Divers from the U.S. Naval Sea Systems Command (NAVSEA) and Southwest Regional Maintenance Center (SWRMC) have carried out the first full underwater waterjet seal and evaluation on a littoral combat ship (LCS), USS Fort Worth (LCS 3), the US Navy said yesterday.
NAVSEA’s Supervisor of Salvage and Diving (SUPSALV) was assigned to come up with a way of replacing at sea anodes installed on the LCS’s waterjets, instead of having to conduct the replacement in a dry dock.
Joe Theodorou, SUPSALV program manager said: “It is important to have this underwater process to provide a cost effective, timely, and manageable procedure to the LCS fleet. Having this capability saves the Navy $100 million in dry dock costs in the San Diego area.”
LCS class ships are driven by waterjet systems that use seawater to move the ship. Propelled by four water jets in addition to two diesel and two gas turbine engines, USS Fort Worth boasts a range of over 3,500 nautical miles.
As a result it is necessary to protect these waterjets from internal corrosion and anodes on the waterjets need to be inspected and replaced every four months.

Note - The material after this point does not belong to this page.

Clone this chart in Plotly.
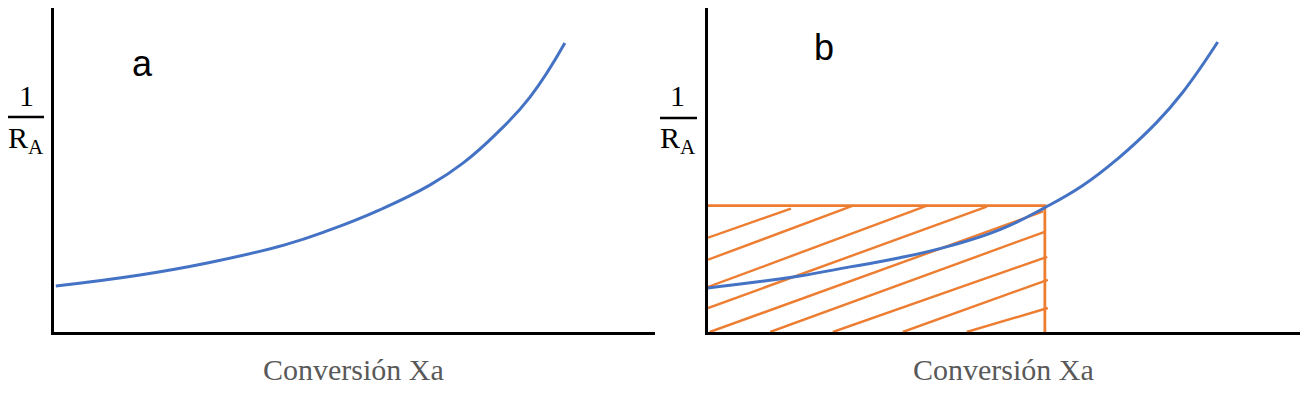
import plotly.graph_objects as go

# The page body adds an 8px margin, so the figure is laid out in reference pixels minus 8.
OFF = 8
W, H = 1310 - OFF, 398 - OFF

# Panel a curve (conversion fraction, 1/RA arbitrary units)
xa_curve = [0.003, 0.143, 0.255, 0.384, 0.459, 0.542, 0.626, 0.681, 0.737, 0.792, 0.850]
ya_curve = [0.142, 0.176, 0.213, 0.269, 0.315, 0.377, 0.454, 0.522, 0.614, 0.725, 0.892]

# Panel b curve
xb_curve = [0.0, 0.071, 0.155, 0.240, 0.324, 0.409, 0.493, 0.566, 0.633, 0.691, 0.758, 0.802, 0.861]
yb_curve = [0.136, 0.152, 0.173, 0.201, 0.229, 0.266, 0.316, 0.381, 0.452, 0.533, 0.647, 0.740, 0.895]

# Rectangle (area under 1/RA at exit conversion)
rect_x = [0.0, 0.569, 0.569]
rect_y = [0.390, 0.390, 0.0]

# Hatch segments (start x, start y, end x, end y)
hatch_x0 = [0.0, 0.0, 0.0, 0.0, 0.003, 0.105, 0.211, 0.329, 0.437]
hatch_y0 = [0.291, 0.223, 0.139, 0.074, 0.0, 0.0, 0.0, 0.0, 0.0]
hatch_x1 = [0.140, 0.245, 0.370, 0.471, 0.566, 0.570, 0.573, 0.574, 0.574]
hatch_y1 = [0.381, 0.390, 0.390, 0.387, 0.372, 0.310, 0.232, 0.161, 0.074]

x_title = "Conversión Xa"
panel_labels = ["a", "b"]

BLUE = "#4472C4"
ORANGE = "#ED7D31"

fig = go.Figure()

fig.add_trace(go.Scatter(x=xa_curve, y=ya_curve, mode="lines",
                         line=dict(color=BLUE, width=3, shape="spline", smoothing=1.3),
                         xaxis="x", yaxis="y", showlegend=False, hoverinfo="skip"))

hx, hy = [], []
for a, b, c, d in zip(hatch_x0, hatch_y0, hatch_x1, hatch_y1):
    hx += [a, c, None]
    hy += [b, d, None]
fig.add_trace(go.Scatter(x=hx, y=hy, mode="lines", line=dict(color=ORANGE, width=2.4),
                         xaxis="x2", yaxis="y2", showlegend=False, hoverinfo="skip"))
fig.add_trace(go.Scatter(x=rect_x, y=rect_y, mode="lines", line=dict(color=ORANGE, width=2.8),
                         xaxis="x2", yaxis="y2", showlegend=False, hoverinfo="skip"))
fig.add_trace(go.Scatter(x=xb_curve, y=yb_curve, mode="lines",
                         line=dict(color=BLUE, width=3, shape="spline", smoothing=1.3),
                         xaxis="x2", yaxis="y2", showlegend=False, hoverinfo="skip"))


def px(x):
    return (x - OFF) / W


def py(y):
    return 1 - (y - OFF) / H


ydom = [py(332), py(8)]
axis_common = dict(range=[0, 1], showgrid=False, zeroline=False, showticklabels=False, ticks="",
                   showline=True, linecolor="black", linewidth=3, fixedrange=True)
fig.update_layout(
    width=W, height=H, margin=dict(l=0, r=0, t=0, b=0),
    paper_bgcolor="white", plot_bgcolor="white",
    xaxis=dict(domain=[px(54), px(655)], anchor="y", **axis_common),
    yaxis=dict(domain=ydom, anchor="x", **axis_common),
    xaxis2=dict(domain=[px(708), px(1300)], anchor="y2", **axis_common),
    yaxis2=dict(domain=ydom, anchor="x2", **axis_common),
)

serif = "Liberation Serif, Times New Roman, serif"
anns = []
for cx, lab, lx, ly, fx in [(353, panel_labels[0], 142, 64, 26), (1003, panel_labels[1], 824, 48, 678)]:
    anns.append(dict(x=px(cx), y=py(369), xref="paper", yref="paper", text=x_title, showarrow=False,
                     font=dict(family=serif, size=30, color="#595959"), xanchor="center", yanchor="middle"))
    anns.append(dict(x=px(lx), y=py(ly), xref="paper", yref="paper", text=lab, showarrow=False,
                     font=dict(family="Liberation Sans, Arial, sans-serif", size=36, color="black"),
                     xanchor="center", yanchor="middle"))
    anns.append(dict(x=px(fx), y=py(95), xref="paper", yref="paper", text="1", showarrow=False,
                     font=dict(family=serif, size=30, color="black"), xanchor="center", yanchor="middle"))
    anns.append(dict(x=px(fx), y=py(140), xref="paper", yref="paper", text="R<sub>A</sub>", showarrow=False,
                     font=dict(family=serif, size=30, color="black"), xanchor="center", yanchor="middle"))

shapes = [
    dict(type="line", xref="paper", yref="paper", x0=px(8), x1=px(44), y0=py(117), y1=py(117),
         line=dict(color="black", width=2.5)),
    dict(type="line", xref="paper", yref="paper", x0=px(660), x1=px(697), y0=py(118), y1=py(118),
         line=dict(color="black", width=2.5)),
]
fig.update_layout(annotations=anns, shapes=shapes)

fig.write_html("out.html", config={"displayModeBar": False})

SUPSALV engineers developed a plate to seal the waterjet inlet, as well as external patches to isolate the waterjet, creating a dry environment. This allowed maintenance teams to inspect and replace the zinc anodes while the ship was waterborne.
With the procedure complete for Freedom-variant littoral combat ships, SUPSALV plans to test the procedure on Independence-variant ships, since both classes use waterjets for propulsion. Testing on Independence variant ships is expected to complete by March 2014.

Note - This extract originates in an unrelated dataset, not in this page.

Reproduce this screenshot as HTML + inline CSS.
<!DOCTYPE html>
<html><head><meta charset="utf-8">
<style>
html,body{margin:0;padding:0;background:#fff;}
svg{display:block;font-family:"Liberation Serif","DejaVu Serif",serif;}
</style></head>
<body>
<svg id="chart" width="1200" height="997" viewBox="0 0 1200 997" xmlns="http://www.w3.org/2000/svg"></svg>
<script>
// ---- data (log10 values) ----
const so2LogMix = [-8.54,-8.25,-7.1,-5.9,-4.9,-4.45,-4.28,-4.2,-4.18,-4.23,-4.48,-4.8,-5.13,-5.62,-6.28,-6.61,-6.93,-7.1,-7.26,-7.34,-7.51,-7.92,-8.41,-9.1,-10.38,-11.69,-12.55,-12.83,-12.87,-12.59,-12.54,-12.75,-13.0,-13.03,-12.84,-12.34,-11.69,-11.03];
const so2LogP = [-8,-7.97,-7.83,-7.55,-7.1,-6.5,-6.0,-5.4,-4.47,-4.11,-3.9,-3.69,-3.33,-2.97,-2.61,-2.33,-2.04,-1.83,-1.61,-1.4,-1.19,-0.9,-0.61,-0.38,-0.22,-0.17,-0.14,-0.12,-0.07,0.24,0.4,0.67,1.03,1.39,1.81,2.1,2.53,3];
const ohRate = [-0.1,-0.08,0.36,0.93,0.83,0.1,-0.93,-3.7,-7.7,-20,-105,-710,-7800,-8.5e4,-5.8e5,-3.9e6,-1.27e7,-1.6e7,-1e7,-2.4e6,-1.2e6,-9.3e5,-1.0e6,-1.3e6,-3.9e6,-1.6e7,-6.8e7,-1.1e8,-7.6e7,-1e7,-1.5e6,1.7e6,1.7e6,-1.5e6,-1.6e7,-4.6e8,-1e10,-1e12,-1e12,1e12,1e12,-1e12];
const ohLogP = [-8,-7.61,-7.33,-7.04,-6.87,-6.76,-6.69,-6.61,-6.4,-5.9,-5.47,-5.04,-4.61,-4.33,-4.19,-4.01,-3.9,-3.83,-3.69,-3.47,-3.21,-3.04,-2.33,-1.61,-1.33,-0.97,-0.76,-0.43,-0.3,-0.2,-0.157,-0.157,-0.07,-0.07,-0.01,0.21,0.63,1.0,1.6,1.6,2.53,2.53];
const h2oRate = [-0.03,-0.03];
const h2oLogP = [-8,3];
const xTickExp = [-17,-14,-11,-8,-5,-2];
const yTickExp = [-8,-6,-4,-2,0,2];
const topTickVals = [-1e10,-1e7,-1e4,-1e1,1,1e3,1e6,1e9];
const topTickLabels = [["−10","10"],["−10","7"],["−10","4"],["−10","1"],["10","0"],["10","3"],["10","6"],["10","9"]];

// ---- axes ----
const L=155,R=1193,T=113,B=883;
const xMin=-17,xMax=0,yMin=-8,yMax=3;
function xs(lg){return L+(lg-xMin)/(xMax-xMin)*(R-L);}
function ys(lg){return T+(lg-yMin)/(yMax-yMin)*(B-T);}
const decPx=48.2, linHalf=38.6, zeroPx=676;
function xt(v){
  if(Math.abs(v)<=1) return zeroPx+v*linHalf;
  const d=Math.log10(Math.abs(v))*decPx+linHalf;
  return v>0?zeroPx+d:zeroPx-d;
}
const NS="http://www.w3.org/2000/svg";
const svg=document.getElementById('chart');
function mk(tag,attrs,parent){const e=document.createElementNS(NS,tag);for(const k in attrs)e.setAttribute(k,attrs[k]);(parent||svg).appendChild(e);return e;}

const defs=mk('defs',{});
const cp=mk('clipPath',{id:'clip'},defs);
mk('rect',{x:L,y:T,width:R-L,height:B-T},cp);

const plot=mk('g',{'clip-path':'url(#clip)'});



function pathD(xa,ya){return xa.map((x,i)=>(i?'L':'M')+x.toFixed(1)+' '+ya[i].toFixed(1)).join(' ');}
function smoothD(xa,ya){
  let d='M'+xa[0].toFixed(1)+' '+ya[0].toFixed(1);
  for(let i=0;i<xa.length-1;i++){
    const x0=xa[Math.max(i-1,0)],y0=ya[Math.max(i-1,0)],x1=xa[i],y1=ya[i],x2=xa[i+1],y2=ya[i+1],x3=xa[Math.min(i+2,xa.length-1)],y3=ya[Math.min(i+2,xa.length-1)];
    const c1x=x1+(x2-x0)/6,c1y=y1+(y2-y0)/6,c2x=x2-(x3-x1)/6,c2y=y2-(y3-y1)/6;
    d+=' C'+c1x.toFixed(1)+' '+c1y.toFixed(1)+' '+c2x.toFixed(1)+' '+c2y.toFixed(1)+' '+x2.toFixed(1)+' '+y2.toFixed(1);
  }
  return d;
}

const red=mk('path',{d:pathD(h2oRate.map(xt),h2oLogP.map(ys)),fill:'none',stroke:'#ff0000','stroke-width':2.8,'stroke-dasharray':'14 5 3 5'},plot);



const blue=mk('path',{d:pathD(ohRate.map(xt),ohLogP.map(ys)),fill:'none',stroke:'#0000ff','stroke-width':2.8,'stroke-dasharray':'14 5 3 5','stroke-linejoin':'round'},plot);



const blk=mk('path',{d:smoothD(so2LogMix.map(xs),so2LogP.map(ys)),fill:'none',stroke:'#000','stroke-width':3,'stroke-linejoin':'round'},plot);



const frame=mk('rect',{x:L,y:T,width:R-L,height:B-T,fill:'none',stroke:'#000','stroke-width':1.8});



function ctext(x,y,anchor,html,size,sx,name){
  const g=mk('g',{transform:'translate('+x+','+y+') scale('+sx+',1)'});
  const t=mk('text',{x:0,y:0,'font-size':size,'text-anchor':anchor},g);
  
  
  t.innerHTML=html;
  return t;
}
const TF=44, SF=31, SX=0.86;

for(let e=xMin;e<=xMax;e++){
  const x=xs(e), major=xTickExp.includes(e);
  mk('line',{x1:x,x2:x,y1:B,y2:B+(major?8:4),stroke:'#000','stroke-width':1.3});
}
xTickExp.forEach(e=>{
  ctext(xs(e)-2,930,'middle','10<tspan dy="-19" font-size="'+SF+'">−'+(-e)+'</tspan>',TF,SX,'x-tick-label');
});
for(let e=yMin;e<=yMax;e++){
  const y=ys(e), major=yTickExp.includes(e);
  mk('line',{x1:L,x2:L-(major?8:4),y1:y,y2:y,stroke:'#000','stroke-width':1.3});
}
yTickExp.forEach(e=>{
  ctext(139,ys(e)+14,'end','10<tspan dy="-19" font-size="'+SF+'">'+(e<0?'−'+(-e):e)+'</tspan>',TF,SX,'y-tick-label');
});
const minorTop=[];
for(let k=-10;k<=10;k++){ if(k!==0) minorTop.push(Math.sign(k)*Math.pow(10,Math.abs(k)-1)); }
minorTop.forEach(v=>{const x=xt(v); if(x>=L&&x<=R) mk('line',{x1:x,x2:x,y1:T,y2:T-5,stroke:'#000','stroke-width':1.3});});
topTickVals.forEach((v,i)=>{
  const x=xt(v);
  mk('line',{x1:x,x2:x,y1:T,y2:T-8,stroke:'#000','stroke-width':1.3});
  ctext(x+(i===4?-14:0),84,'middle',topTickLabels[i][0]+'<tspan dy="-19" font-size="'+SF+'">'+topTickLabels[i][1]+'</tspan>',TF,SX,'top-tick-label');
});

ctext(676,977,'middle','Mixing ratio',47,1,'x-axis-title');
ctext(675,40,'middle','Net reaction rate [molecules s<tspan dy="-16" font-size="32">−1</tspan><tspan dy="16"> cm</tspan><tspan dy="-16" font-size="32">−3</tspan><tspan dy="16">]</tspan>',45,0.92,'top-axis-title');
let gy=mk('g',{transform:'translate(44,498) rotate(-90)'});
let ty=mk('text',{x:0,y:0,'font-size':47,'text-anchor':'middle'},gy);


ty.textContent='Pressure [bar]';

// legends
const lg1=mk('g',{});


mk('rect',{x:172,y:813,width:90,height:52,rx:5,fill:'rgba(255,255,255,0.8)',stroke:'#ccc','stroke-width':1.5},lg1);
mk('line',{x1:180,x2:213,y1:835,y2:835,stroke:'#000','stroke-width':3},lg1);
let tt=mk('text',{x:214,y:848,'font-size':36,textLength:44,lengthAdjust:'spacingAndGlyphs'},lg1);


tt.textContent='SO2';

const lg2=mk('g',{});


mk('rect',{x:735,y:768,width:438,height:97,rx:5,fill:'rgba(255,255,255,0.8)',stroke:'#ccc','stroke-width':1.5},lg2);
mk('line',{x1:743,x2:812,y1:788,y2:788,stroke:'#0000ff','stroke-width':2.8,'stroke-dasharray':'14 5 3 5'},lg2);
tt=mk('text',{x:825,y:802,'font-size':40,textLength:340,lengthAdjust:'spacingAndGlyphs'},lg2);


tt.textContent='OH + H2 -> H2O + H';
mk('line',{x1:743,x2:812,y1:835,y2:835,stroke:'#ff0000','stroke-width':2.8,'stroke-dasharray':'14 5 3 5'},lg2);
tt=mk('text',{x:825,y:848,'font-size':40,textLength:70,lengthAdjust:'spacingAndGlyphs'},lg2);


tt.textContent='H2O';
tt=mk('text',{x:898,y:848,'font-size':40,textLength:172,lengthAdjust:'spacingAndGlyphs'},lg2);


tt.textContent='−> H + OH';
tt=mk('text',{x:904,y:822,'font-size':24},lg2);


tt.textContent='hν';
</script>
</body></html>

The LCS class, which includes a Freedom and Independence variant, features a very shallow draft allowing LCS to get closer to shore, a major advantage when operating in the littorals. This advantage could enable the Navy and Marine Corps to reduce V (CRRC) transit times from ship to shore while also allowing the CRRCs to remain within the protected umbrella of LCS fire support.
USS Fort Worth is outfitted with reconfigurable mission packages, which can be changed out quickly, and focus on three mission areas: mine countermeasures, surface warfare and anti-submarine warfare.